But that isn’t all one experiences while attending his or her first monster truck rally, or “Monster Jam” as the children’s t-shirts refer to it. There’s dirty cigarette odor from dust interacting with gas and the swell of the engine sounds drowning out army recruitment speeches conveniently played during the Air Force monster truck’s second run through the course. No, you won’t see many Birkenstocks here.
The old west sentiment overwhelms the four of us stationed in the upper deck; it’s me, Jacob our Lit editor, Alice from S&V, and Ethan our photographer and photo editor, bravely cruising through the Metrodome, snapping away shots of the trucks and the crowd, the spilled beer and glowing green headlights that adorn the vehicles. What is this, really? A sporting event, an activity? It avoids the objectification of women, unlike the noxious “ultimate fighting” events, yet the Monster Jam maintains the primal, macho instinct to adore such destruction on a grand scale. We’re editors, paid staff of a liberal, liberal college magazine in a Democrat’s town, so we didn’t exactly fit in among the Bush ’04 bumper stickers and Polaris leather jackets, but we tried our best. Jacob and I didn’t shave, and plaid is definitely present, but was it so necessary?

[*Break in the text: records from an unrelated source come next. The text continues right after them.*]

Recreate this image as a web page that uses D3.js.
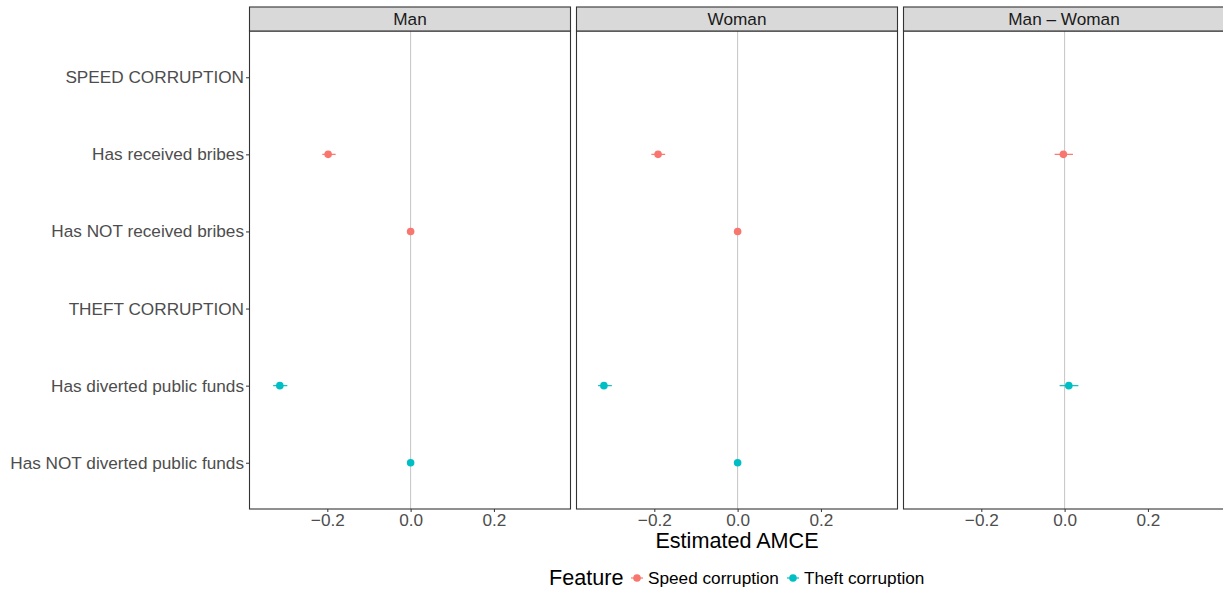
<!DOCTYPE html>
<html>
<head>
<meta charset="utf-8">
<script src="https://cdn.jsdelivr.net/npm/d3@7"></script>
<style>
  body { margin: 0; background: #fff; }
  svg text { font-family: "Liberation Sans", Arial, sans-serif; }
</style>
</head>
<body>
<div id="chart"></div>
<script>
// facets and rows (top to bottom)
const PANELS = ["Man", "Woman", "Man \u2013 Woman"];
const LEVELS = [
  "SPEED CORRUPTION",
  "Has received bribes",
  "Has NOT received bribes",
  "THEFT CORRUPTION",
  "Has diverted public funds",
  "Has NOT diverted public funds",
];
const FEATURES = ["Speed corruption", "Theft corruption"];
const COLORS = ["#F8766D", "#00BFC4"];
const X_TICKS = [-0.2, 0, 0.2];

// estimates: [panel, level, feature, estimate, lower, upper]
const ESTIMATES = [
  ["Man", "Has received bribes", "Speed corruption", -0.198, -0.212, -0.180],
  ["Man", "Has NOT received bribes", "Speed corruption", 0, 0, 0],
  ["Man", "Has diverted public funds", "Theft corruption", -0.314, -0.330, -0.296],
  ["Man", "Has NOT diverted public funds", "Theft corruption", 0, 0, 0],
  ["Woman", "Has received bribes", "Speed corruption", -0.191, -0.207, -0.174],
  ["Woman", "Has NOT received bribes", "Speed corruption", 0, 0, 0],
  ["Woman", "Has diverted public funds", "Theft corruption", -0.321, -0.335, -0.302],
  ["Woman", "Has NOT diverted public funds", "Theft corruption", 0, 0, 0],
  ["Man \u2013 Woman", "Has received bribes", "Speed corruption", -0.003, -0.024, 0.020],
  ["Man \u2013 Woman", "Has diverted public funds", "Theft corruption", 0.010, -0.012, 0.033],
];

const W = 1223, H = 591;
const PLOT = { left: 249, top: 31, bottom: 509, stripTop: 7 };
const PANEL_W = 322, GAP = 5;
const FS = "17.2px", FS_BIG = "21.6px";

const svg = d3.select("#chart").append("svg")
  .attr("width", W).attr("height", H);

const color = d3.scaleOrdinal().domain(FEATURES).range(COLORS);

// ggplot-style discrete expansion: 0.6 units each side
const yPoint = d3.scalePoint().domain(LEVELS)
  .range([PLOT.top, PLOT.bottom]).padding(0.6);

const rows = ESTIMATES.map(d => ({
  panel: d[0], level: d[1], feature: d[2], est: d[3], lo: d[4], hi: d[5],
}));

// y axis on the left panel
const yAxis = svg.append("g")
  .attr("transform", `translate(${PLOT.left},0)`)
  .call(d3.axisLeft(yPoint).tickSize(3).tickPadding(2));
yAxis.select(".domain").remove();
yAxis.selectAll(".tick line").attr("stroke", "#333").attr("stroke-width", 1);
yAxis.selectAll(".tick text")
  .attr("fill", "#4d4d4d").style("font-size", FS);

PANELS.forEach((p, i) => {
  const x0 = PLOT.left + i * (PANEL_W + GAP);
  const x = d3.scaleLinear().domain([-0.388, 0.385]).range([x0, x0 + PANEL_W]);
  const g = svg.append("g");

  // zero line
  g.append("line")
    .attr("x1", x(0)).attr("x2", x(0))
    .attr("y1", PLOT.top).attr("y2", PLOT.bottom)
    .attr("stroke", "#c4c4c4").attr("stroke-width", 1);

  // CIs and points
  const pd = rows.filter(d => d.panel === p);
  g.selectAll(".ci").data(pd).join("line")
    .attr("x1", d => x(d.lo)).attr("x2", d => x(d.hi))
    .attr("y1", d => yPoint(d.level)).attr("y2", d => yPoint(d.level))
    .attr("stroke", d => color(d.feature)).attr("stroke-width", 1.2);
  g.selectAll(".pt").data(pd).join("circle")
    .attr("cx", d => x(d.est)).attr("cy", d => yPoint(d.level))
    .attr("r", 3.8).attr("fill", d => color(d.feature));

  // panel border
  g.append("rect")
    .attr("x", x0 + 0.5).attr("y", PLOT.top)
    .attr("width", PANEL_W - 1).attr("height", PLOT.bottom - PLOT.top)
    .attr("fill", "none").attr("stroke", "#333").attr("stroke-width", 1.1);

  // strip
  g.append("rect")
    .attr("x", x0 + 0.5).attr("y", PLOT.stripTop)
    .attr("width", PANEL_W - 1).attr("height", PLOT.top - PLOT.stripTop)
    .attr("fill", "#d9d9d9").attr("stroke", "#333").attr("stroke-width", 1.1);
  g.append("text")
    .attr("x", x0 + PANEL_W / 2).attr("y", (PLOT.stripTop + PLOT.top) / 2 + 6)
    .attr("text-anchor", "middle").attr("fill", "#1a1a1a")
    .style("font-size", FS).text(p);

  // x axis
  const xa = svg.append("g")
    .attr("transform", `translate(0,${PLOT.bottom})`)
    .call(d3.axisBottom(x).tickValues(X_TICKS).tickSize(3).tickPadding(2)
      .tickFormat(d => d3.format(".1f")(d).replace("-", "\u2013")));
  xa.select(".domain").remove();
  xa.selectAll(".tick line").attr("stroke", "#333");
  xa.selectAll(".tick text").attr("fill", "#4d4d4d").style("font-size", FS);
});

// axis title
svg.append("text")
  .attr("x", 737).attr("y", 548)
  .attr("text-anchor", "middle").attr("fill", "#000")
  .style("font-size", FS_BIG).text("Estimated AMCE");

// legend
const leg = svg.append("g");
leg.append("text").attr("x", 549).attr("y", 585)
  .style("font-size", FS_BIG).attr("fill", "#000").text("Feature");
const legX = [637, 793];
FEATURES.forEach((f, i) => {
  leg.append("line")
    .attr("x1", legX[i] - 6).attr("x2", legX[i] + 6)
    .attr("y1", 578).attr("y2", 578)
    .attr("stroke", color(f)).attr("stroke-width", 1.2);
  leg.append("circle").attr("cx", legX[i]).attr("cy", 578).attr("r", 3.8)
    .attr("fill", color(f));
  leg.append("text").attr("x", legX[i] + 11).attr("y", 584)
    .style("font-size", FS).attr("fill", "#000").text(f);
});
</script>
</body>
</html>
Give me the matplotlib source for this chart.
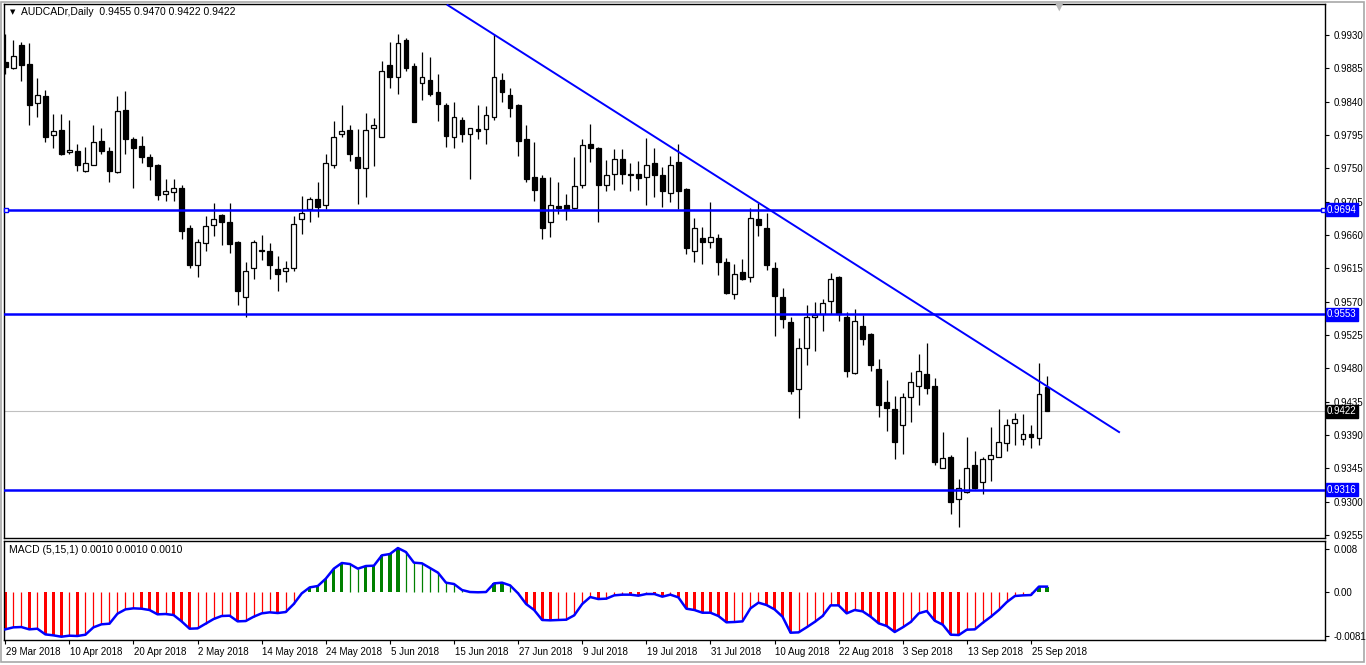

Fortunately, the Monster Jam is one arena in the vast realm of public entertainment where politics don’t matter, and nobody is a being sexually objectified by parading around in their skivvies with a sign reminding people what round it is.
No, I’m as comfortable here as I would be at a war protest, and it’s because of the honesty we find in each person we talk to. What is it, Alice and I ask, that makes an event like this so exciting? One middle-aged man’s eyes grow dreamy, angled at the ceiling when he says that he can’t explain it, “there’s just something about seeing a car torn apart.” And boy is he ever right. Like when the semi-truck drags out the aging RV into the center of the dirt arena, the crowd roaring, uninhibited, and then Taz, the truck dedicated to everyone’s favorite Tasmanian devil, groans through the center of the old RV. The action sends splintering sections of fiberglass and furniture (and I think the steering wheel) into the air to pause under the heartbeat of flickering cameras, silent blue explosions, with the truck still cruising through the air beneath us until they fall in the dust together.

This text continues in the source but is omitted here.